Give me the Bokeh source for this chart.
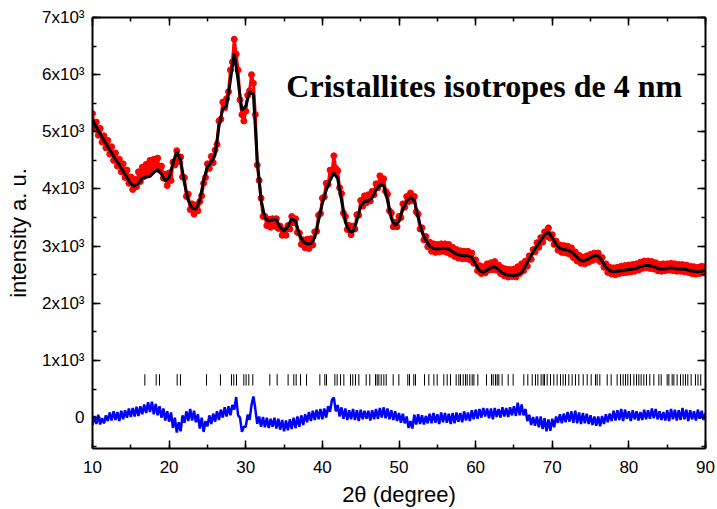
import numpy as np
from bokeh.plotting import figure
from bokeh.models import (LinearAxis, SingleIntervalTicker, Range1d, Label)
from bokeh.embed import file_html
from bokeh.resources import INLINE

# ---------------- data ----------------
X_START = 10.0
CALC_STEP = 0.5
OBS_STEP = 0.25

# calculated profile (black line), every 0.5 deg from 10 to 90
y_calc = [
    5210, 5080, 4960, 4850, 4740, 4630, 4520, 4420, 4310, 4200,   # 10 - 14.5
    4090, 4050, 4100, 4190, 4210, 4220, 4290, 4340, 4260, 4140,   # 15 - 19.5
    4200, 4450, 4660, 4500, 4100, 3800, 3660, 3650, 3800, 4150,   # 20 - 24.5
    4390, 4470, 4600, 5100, 5400, 5450, 5900, 6370, 5900, 5380,   # 25 - 29.5
    5450, 5700, 5650, 4500, 3800, 3500, 3440, 3460, 3460, 3330,   # 30 - 34.5
    3260, 3340, 3480, 3440, 3200, 3080, 3040, 3040, 3150, 3450,   # 35 - 39.5
    3750, 3980, 4150, 4280, 4180, 3800, 3420, 3260, 3250, 3450,   # 40 - 44.5
    3700, 3780, 3790, 3850, 3980, 4070, 4060, 3800, 3480, 3360,   # 45 - 49.5
    3430, 3650, 3780, 3850, 3800, 3500, 3250, 3100, 3000, 2960,   # 50 - 54.5
    2950, 2960, 2960, 2950, 2900, 2860, 2840, 2830, 2830, 2800,   # 55 - 59.5
    2680, 2570, 2540, 2580, 2620, 2640, 2590, 2530, 2500, 2490,   # 60 - 64.5
    2480, 2500, 2540, 2650, 2780, 2900, 3000, 3100, 3200, 3250,   # 65 - 69.5
    3150, 3030, 2960, 2940, 2930, 2900, 2840, 2770, 2740, 2760,   # 70 - 74.5
    2800, 2830, 2830, 2740, 2630, 2570, 2550, 2560, 2570, 2580,   # 75 - 79.5
    2590, 2600, 2610, 2640, 2660, 2660, 2650, 2630, 2600, 2600,   # 80 - 84.5
    2610, 2620, 2610, 2600, 2600, 2590, 2570, 2560, 2550, 2560,   # 85 - 89.5
    2580,                                                         # 90
]

# observed intensities (red dots), every 0.25 deg from 10 to 90
y_obs = [
    5320, 5060, 5170, 4940, 5060, 4820, 4930, 4720,   # 10
    4850, 4610, 4740, 4500, 4630, 4400, 4520, 4300,   # 12
    4440, 4200, 4330, 4100, 4210, 3990, 4170, 4040,   # 14
    4300, 4130, 4380, 4220, 4430, 4280, 4500, 4300,   # 16
    4520, 4350, 4540, 4330, 4400, 4190, 4260, 4060,   # 18
    4280, 4150, 4470, 4420, 4670, 4480, 4560, 4210,   # 20
    4200, 3870, 3910, 3640, 3740, 3560, 3720, 3620,   # 22
    3780, 3880, 4100, 4200, 4440, 4360, 4570, 4460,   # 24
    4680, 4780, 5190, 5220, 5520, 5420, 5580, 5700,   # 26
    6080, 6220, 6620, 6360, 6080, 5560, 5300, 5190,   # 28
    5360, 5640, 5720, 6000, 5850, 5300, 4420, 4150,   # 30
    3840, 3520, 3520, 3360, 3470, 3330, 3480, 3350,   # 32
    3480, 3310, 3350, 3190, 3280, 3190, 3360, 3300,   # 34
    3520, 3410, 3480, 3240, 3230, 3030, 3110, 2970,   # 36
    3120, 2960, 3130, 3020, 3250, 3260, 3540, 3570,   # 38
    3840, 3860, 4100, 4080, 4330, 4300, 4580, 4360,   # 40
    4320, 4020, 3920, 3580, 3520, 3290, 3360, 3200,   # 42
    3350, 3300, 3550, 3540, 3800, 3700, 3880, 3760,   # 44
    3900, 3790, 3960, 3900, 4090, 4020, 4230, 4100,   # 46
    4180, 3960, 3910, 3620, 3580, 3340, 3420, 3340,   # 48
    3520, 3500, 3740, 3680, 3870, 3780, 3930, 3800,   # 50
    3870, 3600, 3560, 3300, 3320, 3110, 3170, 2990,   # 52
    3070, 2910, 3040, 2890, 3030, 2900, 3040, 2910,   # 54
    3040, 2890, 3030, 2860, 2980, 2820, 2940, 2790,   # 56
    2920, 2780, 2910, 2780, 2910, 2760, 2880, 2700,   # 58
    2760, 2570, 2660, 2520, 2640, 2530, 2690, 2580,   # 60
    2710, 2590, 2730, 2580, 2670, 2520, 2620, 2480,   # 62
    2600, 2460, 2590, 2470, 2600, 2460, 2640, 2520,   # 64
    2690, 2570, 2740, 2650, 2830, 2770, 2940, 2900,   # 66
    3060, 2980, 3150, 3070, 3250, 3170, 3320, 3140,   # 68
    3200, 3030, 3090, 2930, 3020, 2890, 3010, 2880,   # 70
    3000, 2860, 2970, 2800, 2900, 2740, 2840, 2700,   # 72
    2810, 2690, 2830, 2720, 2860, 2750, 2880, 2770,   # 74
    2880, 2730, 2800, 2630, 2690, 2540, 2630, 2510,   # 76
    2620, 2500, 2630, 2520, 2650, 2530, 2660, 2540,   # 78
    2670, 2550, 2680, 2560, 2690, 2580, 2720, 2610,   # 80
    2740, 2620, 2740, 2610, 2730, 2600, 2710, 2570,   # 82
    2680, 2560, 2690, 2570, 2690, 2580, 2700, 2570,   # 84
    2690, 2560, 2680, 2560, 2680, 2550, 2670, 2540,   # 86
    2650, 2520, 2640, 2510, 2630, 2520, 2650, 2530,   # 88
    2640,                                             # 90
]

# difference curve (blue), every 0.25 deg from 10 to 90
y_diff = [
    -130, 30, -110, 50, -120, -10, -100, 40,     # 10
    -60, 90, -50, 110, -40, 100, -60, 120,       # 12
    -30, 130, 0, 160, 10, 170, 20, 190,          # 14
    30, 200, 60, 230, 80, 270, 100, 280,         # 16
    60, 240, 40, 200, 0, 160, -50, 110,          # 18
    -70, 90, -180, 0, -260, -80, -240, 40,       # 20
    -90, 110, -60, 150, -50, 120, -80, 60,       # 22
    -190, 0, -250, -60, -150, 40, -110, 70,      # 24
    -70, 110, -40, 140, 0, 180, 20, 200,         # 26
    40, 220, 140, 360, 40, 0, -250, -160,        # 28
    -160, 50, -40, 220, 370, 150, -110, 20,      # 30
    -160, 10, -170, 0, -180, -20, -160, 0,       # 32
    -190, -20, -210, -40, -240, -50, -220, -30,  # 34
    -200, 0, -180, 20, -160, 40, -130, 60,       # 36
    -80, 100, -60, 120, -40, 140, -30, 150,      # 38
    -30, 160, 0, 200, 100, 310, 350, 110,        # 40
    220, 20, 180, -20, 160, -40, 130, -30,       # 42
    150, -40, 130, -60, 140, -30, 120, -20,      # 44
    120, -50, 130, -30, 150, -20, 170, 0,        # 46
    180, -10, 160, -30, 130, -40, 110, -60,      # 48
    80, -90, 70, -100, 20, -180, -60, -190,      # 50
    50, -120, 60, -110, 40, -120, 30, -100,      # 52
    70, -100, 80, -90, 60, -110, 90, -80,        # 54
    80, -90, 70, -110, 80, -100, 90, -70,        # 56
    80, -80, 110, -50, 90, -60, 130, -30,        # 58
    140, -20, 150, 0, 170, 20, 160, -10,         # 60
    160, -30, 170, 10, 150, 0, 180, 20,          # 62
    170, 10, 180, 40, 200, 30, 260, 40,          # 64
    230, 40, 150, -60, 50, -130, 10, -140,       # 66
    20, -170, 20, -200, -10, -240, -30, -230,    # 68
    -20, -170, 20, -90, 60, -100, 70, -80,       # 70
    100, -70, 110, -90, 120, -100, 90, -110,     # 72
    80, -100, 70, -110, 40, -130, 20, -140,      # 74
    20, -150, 30, -110, 60, -80, 70, -60,        # 76
    120, -50, 130, -40, 150, -60, 140, -20,      # 78
    110, -60, 130, -30, 110, -50, 100, -40,      # 80
    140, -30, 130, -20, 160, -10, 150, -30,      # 82
    110, -40, 100, -50, 130, -60, 150, -30,      # 84
    140, -50, 130, -40, 170, -30, 140, -60,      # 86
    130, -30, 110, -50, 140, -20, 120, -40,      # 88
    80,                                          # 90
]

# Bragg reflection positions (2theta, deg)
bragg_pos = [
    16.83, 18.31, 18.74, 21.05, 21.48, 24.88, 26.70, 28.14, 28.44, 28.79,
    29.75, 30.05, 30.40, 30.92, 33.14, 34.10, 35.53, 36.27, 36.58, 37.15,
    37.93, 39.67, 40.32, 40.54, 41.63, 41.93, 42.37, 42.80, 43.67, 43.97,
    44.32, 44.76, 45.72, 46.19, 46.93, 47.15, 47.37, 47.68, 48.02, 48.33,
    49.24, 49.98, 51.15, 51.37, 51.93, 52.15,
    53.33, 53.89, 54.55, 54.98, 55.85, 56.29, 56.72, 57.46, 57.81, 58.03,
    58.38, 58.68, 58.90, 59.24, 59.55, 59.77, 60.29, 61.42, 62.07, 62.29,
    62.59, 62.81, 63.03, 63.46, 64.25, 64.90, 66.29, 66.81, 67.38, 67.81,
    68.12, 68.55, 68.81, 68.99, 69.34, 69.77, 70.21, 70.64, 71.08, 71.42,
    71.73, 72.16, 72.60, 73.03, 73.47, 74.04, 74.56, 75.08, 75.64, 75.86,
    76.21, 77.17, 77.69, 78.47, 78.91, 79.25, 79.56, 79.86, 80.21, 80.65,
    81.00, 81.30, 81.60, 81.95, 82.30, 82.73, 83.26, 83.91, 84.22, 85.00,
    85.22, 85.65, 85.87, 86.30, 86.74, 87.08, 87.39, 87.69, 88.13, 88.69,
    89.02, 89.38,
]

y_tick_labels = {0: "0", 1000: "1x10³", 2000: "2x10³", 3000: "3x10³",
                 4000: "4x10³", 5000: "5x10³", 6000: "6x10³", 7000: "7x10³"}
title_text = "Cristallites isotropes de 4 nm"
x_label = "2θ (degree)"
y_label = "intensity a. u."

x_calc = X_START + CALC_STEP * np.arange(len(y_calc))
x_obs = X_START + OBS_STEP * np.arange(len(y_obs))
x_diff = X_START + OBS_STEP * np.arange(len(y_diff))

# ---------------- figure ----------------
p = figure(width=717, height=509, output_backend="svg", toolbar_location=None,
           x_range=Range1d(10, 90), y_range=Range1d(-540, 7000),
           min_border_left=92, min_border_right=12, min_border_top=17,
           min_border_bottom=58, x_axis_location=None, y_axis_location=None)
p.background_fill_color = "white"
p.border_fill_color = "white"
p.outline_line_color = None
p.xgrid.visible = False
p.ygrid.visible = False

def style_axis(ax, labels=True):
    ax.axis_line_width = 2
    ax.axis_line_color = "black"
    ax.major_tick_in = 8
    ax.major_tick_out = 0
    ax.minor_tick_in = 4
    ax.minor_tick_out = 0
    ax.major_tick_line_width = 1.5
    ax.minor_tick_line_width = 1.5
    ax.major_tick_line_color = "black"
    ax.minor_tick_line_color = "black"
    if labels:
        ax.major_label_text_font = "Liberation Sans"
        ax.major_label_text_font_size = "17px"
        ax.major_label_text_color = "black"
        ax.axis_label_text_font = "Liberation Sans"
        ax.axis_label_text_font_size = "22px"
        ax.axis_label_text_font_style = "normal"
        ax.axis_label_text_color = "black"
    else:
        ax.major_label_text_font_size = "1px"
        ax.major_label_text_color = None
        ax.major_label_standoff = 0

xb = LinearAxis(ticker=SingleIntervalTicker(interval=10, num_minor_ticks=2), axis_label=x_label)
style_axis(xb)
xb.major_label_standoff = 12
xb.axis_label_standoff = 6
p.add_layout(xb, "below")

yl = LinearAxis(ticker=SingleIntervalTicker(interval=1000, num_minor_ticks=2), axis_label=y_label)
style_axis(yl)
yl.major_label_overrides = y_tick_labels
yl.major_label_standoff = 8
yl.axis_label_standoff = 8
p.add_layout(yl, "left")

xt = LinearAxis(ticker=SingleIntervalTicker(interval=10, num_minor_ticks=2))
style_axis(xt, labels=False)
p.add_layout(xt, "above")

yr = LinearAxis(ticker=SingleIntervalTicker(interval=1000, num_minor_ticks=2))
style_axis(yr, labels=False)
p.add_layout(yr, "right")

# observed: dense band of points
p.line(x_obs, y_obs, line_color="#ff0000", line_width=3)
p.scatter(x_obs, y_obs, size=6, color="#ff0000", line_color="#ff0000")
# calculated
p.line(x_calc, y_calc, line_color="black", line_width=3)
# difference
p.line(x_diff, y_diff, line_color="#0000ff", line_width=2.5)
# Bragg positions
p.segment(x0=bragg_pos, x1=bragg_pos, y0=[560] * len(bragg_pos), y1=[760] * len(bragg_pos),
          line_color="black", line_width=1)

p.add_layout(Label(x=35.3, y=5810, text=title_text, text_font="Liberation Serif",
                   text_font_style="bold", text_font_size="32px", text_color="black",
                   text_baseline="alphabetic"))

open("out.html", "w").write(file_html(p, INLINE))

> [What this task involves]: Repeat only the lines between the start of the data and the line with "OBS_STEP = 0.25", including those two lines, and skip the pictures.

> [Result for this exercise]:
Give me the Bokeh source for this chart.
import numpy as np
from bokeh.plotting import figure
from bokeh.models import (LinearAxis, SingleIntervalTicker, Range1d, Label)
from bokeh.embed import file_html
from bokeh.resources import INLINE

# ---------------- data ----------------
X_START = 10.0
CALC_STEP = 0.5
OBS_STEP = 0.25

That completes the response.